Started by real-life couple Steven Cheslik-DeMeyer and Jay Byrd in 1992, Y'all performed bright, smart folksy-country music, the sort of thing you'd smile along to on Prairie Home Companion. In 2000, they hit the road in a cozy, homey travel-trailer, happily camping out and playing gigs all over the country. For its first 20 minutes or so, Life in a Box is a comfortable road-trip documentary about a cute couple that's courting fame and is seriously in love. Then suddenly it becomes the story of a love triangle that is at times blissful, and at times scary and volatile.

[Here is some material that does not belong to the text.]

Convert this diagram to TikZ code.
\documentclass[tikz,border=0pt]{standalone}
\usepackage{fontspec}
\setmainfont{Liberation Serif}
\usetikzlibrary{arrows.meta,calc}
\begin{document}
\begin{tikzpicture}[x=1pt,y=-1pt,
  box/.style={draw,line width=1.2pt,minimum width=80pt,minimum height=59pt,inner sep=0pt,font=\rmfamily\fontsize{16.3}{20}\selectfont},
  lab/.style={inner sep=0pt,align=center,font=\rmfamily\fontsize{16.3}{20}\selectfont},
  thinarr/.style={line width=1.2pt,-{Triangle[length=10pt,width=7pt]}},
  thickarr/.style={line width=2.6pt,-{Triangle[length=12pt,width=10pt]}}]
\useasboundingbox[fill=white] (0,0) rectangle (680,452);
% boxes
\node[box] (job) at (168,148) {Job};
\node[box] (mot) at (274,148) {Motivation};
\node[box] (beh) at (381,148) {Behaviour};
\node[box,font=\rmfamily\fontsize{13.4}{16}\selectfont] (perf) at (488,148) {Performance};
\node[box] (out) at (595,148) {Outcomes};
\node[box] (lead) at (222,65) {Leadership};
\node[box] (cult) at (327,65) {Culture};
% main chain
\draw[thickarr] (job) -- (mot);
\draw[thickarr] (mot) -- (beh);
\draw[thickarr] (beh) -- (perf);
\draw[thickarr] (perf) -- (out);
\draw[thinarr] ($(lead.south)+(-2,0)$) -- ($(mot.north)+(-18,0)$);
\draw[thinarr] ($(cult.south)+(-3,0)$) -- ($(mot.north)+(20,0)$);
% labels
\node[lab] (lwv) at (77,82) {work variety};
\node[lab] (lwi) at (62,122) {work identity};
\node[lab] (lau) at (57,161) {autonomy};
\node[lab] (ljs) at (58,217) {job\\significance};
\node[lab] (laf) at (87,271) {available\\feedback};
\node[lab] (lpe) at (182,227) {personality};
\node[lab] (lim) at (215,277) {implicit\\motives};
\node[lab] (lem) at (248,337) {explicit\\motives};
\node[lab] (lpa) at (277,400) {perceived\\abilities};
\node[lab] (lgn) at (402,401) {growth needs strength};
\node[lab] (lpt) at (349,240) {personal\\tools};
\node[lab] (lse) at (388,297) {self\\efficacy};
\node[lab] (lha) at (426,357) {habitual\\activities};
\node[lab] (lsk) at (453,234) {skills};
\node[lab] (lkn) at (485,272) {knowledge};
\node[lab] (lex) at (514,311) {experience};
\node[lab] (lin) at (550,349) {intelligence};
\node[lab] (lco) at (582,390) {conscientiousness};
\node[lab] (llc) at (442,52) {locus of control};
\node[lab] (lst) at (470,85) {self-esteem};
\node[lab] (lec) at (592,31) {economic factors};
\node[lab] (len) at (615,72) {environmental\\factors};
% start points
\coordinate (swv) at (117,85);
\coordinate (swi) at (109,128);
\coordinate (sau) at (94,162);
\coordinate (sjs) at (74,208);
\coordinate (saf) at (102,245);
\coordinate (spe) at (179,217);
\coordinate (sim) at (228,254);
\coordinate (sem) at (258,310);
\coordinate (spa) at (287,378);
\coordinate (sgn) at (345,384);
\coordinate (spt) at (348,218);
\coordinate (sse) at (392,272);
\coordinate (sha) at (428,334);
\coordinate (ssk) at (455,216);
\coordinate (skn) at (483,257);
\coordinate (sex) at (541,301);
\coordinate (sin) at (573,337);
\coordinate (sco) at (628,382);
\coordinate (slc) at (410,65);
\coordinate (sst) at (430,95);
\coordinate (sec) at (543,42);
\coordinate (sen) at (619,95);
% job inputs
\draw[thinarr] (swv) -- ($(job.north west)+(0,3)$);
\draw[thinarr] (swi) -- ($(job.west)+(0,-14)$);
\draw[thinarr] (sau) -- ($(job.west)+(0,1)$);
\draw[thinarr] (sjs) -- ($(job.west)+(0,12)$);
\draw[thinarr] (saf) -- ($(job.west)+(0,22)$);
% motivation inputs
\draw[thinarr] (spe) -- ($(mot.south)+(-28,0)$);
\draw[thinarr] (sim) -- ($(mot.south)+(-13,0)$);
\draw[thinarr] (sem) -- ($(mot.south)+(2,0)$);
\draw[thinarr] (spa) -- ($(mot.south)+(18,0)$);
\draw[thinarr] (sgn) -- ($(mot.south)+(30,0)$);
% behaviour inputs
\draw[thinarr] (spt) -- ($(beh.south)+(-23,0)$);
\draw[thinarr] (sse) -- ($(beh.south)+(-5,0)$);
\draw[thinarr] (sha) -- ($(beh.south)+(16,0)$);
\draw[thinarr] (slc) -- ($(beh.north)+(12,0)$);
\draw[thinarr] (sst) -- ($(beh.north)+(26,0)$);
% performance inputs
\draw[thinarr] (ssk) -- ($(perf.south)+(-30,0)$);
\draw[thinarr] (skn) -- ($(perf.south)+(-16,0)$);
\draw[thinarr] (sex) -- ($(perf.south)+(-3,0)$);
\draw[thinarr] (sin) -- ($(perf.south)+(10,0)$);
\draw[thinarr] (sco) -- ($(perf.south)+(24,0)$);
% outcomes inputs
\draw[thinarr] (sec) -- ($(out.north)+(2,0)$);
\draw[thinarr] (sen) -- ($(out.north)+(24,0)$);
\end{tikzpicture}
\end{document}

Sex is complicated, so who knows why Y'all's relationship started suffering -- maybe it was the strain of constant travel, or because their dream of hosting a TV variety show failed to materialize. But after not much time on the road, Jay and Steven were starting to stress each other out. That's when they played a gig near Joshua Tree, and met a guy named Roger and his dog, Knaven. Roger's deal is a little unclear; in general, his modus operandi seems to be wandering around the countryside, being crafty, sporting lengthy facial hair, doing yoga, contemplating things -- basically, he's a professional Californian. Jay and Steven are totally smitten with Roger, and soon they're a threesome. (We were greatly relieved that Roger is not, at any point, referred to as a "secondary," a condescending term that sets our teeth on edge, used by many polyamorous couples. Long-term communal relationships are confusing enough to navigate without creating arbitrary hierarchies of importance. Feh! But we digress.)

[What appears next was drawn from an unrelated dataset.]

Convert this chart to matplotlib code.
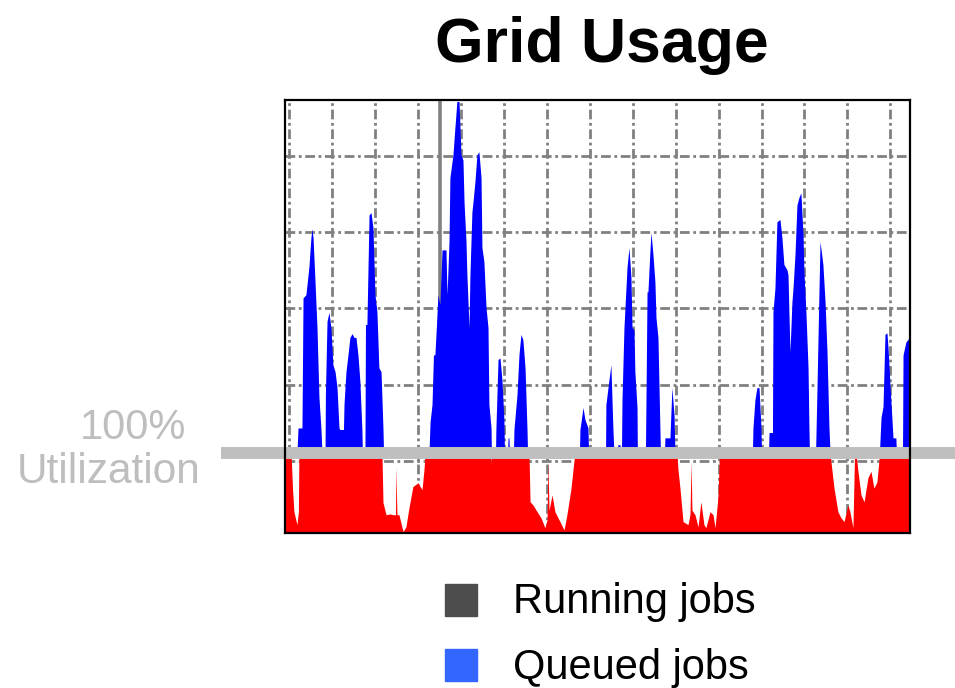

For a bit, the three boys are happy as a family of clams; Jay and Steven perform, and Roger heads up the domestic front. But it doesn't last forever. Roger confesses nervousness about this, the longest relationship he's ever been in; Steven feels left out sometimes; Jay maintains a cheerful mood that is at times naive and impractical. Polyamory is awfully fun when it works -- what could be better than having extra people who love you around? -- but, as the boys discover, it also creates a heap of problems that aren't easy to solve. It's clear that all three of them are headed for a very rough patch that will, eventually, result in a huge amount of personally growth, but also an even huger amount of pain.
Some of the most riveting parts of the documentary are hard to watch, and must've been excruciating to live through: it hurts to watch Steven and Jay, who'd only a few minutes earlier been singing about their love, sniping passive-aggressively at each other about Roger's place in their life. Later, Steven sobs privately to the camera that he doesn't know what to do about everyone's feeling of discontentment -- "I don't want to be sad," he cries, and your heart just utterly breaks for him. Relationships, Life in a Box shows us, are already laden with drama; and to deal with the drama of an added member, one has to develop superhuman drama-resisting powers. When they're just starting out, none of the boys really has a grip on those powers; watching as they gradually learn to be strong and resist drama is what makes Life in a Box so captivating.
The film is showing again on Thursday at the Kabuki at 8pm. Roger, Jay, and Steven will be present for a Q & A, as well as for your rapturous applause.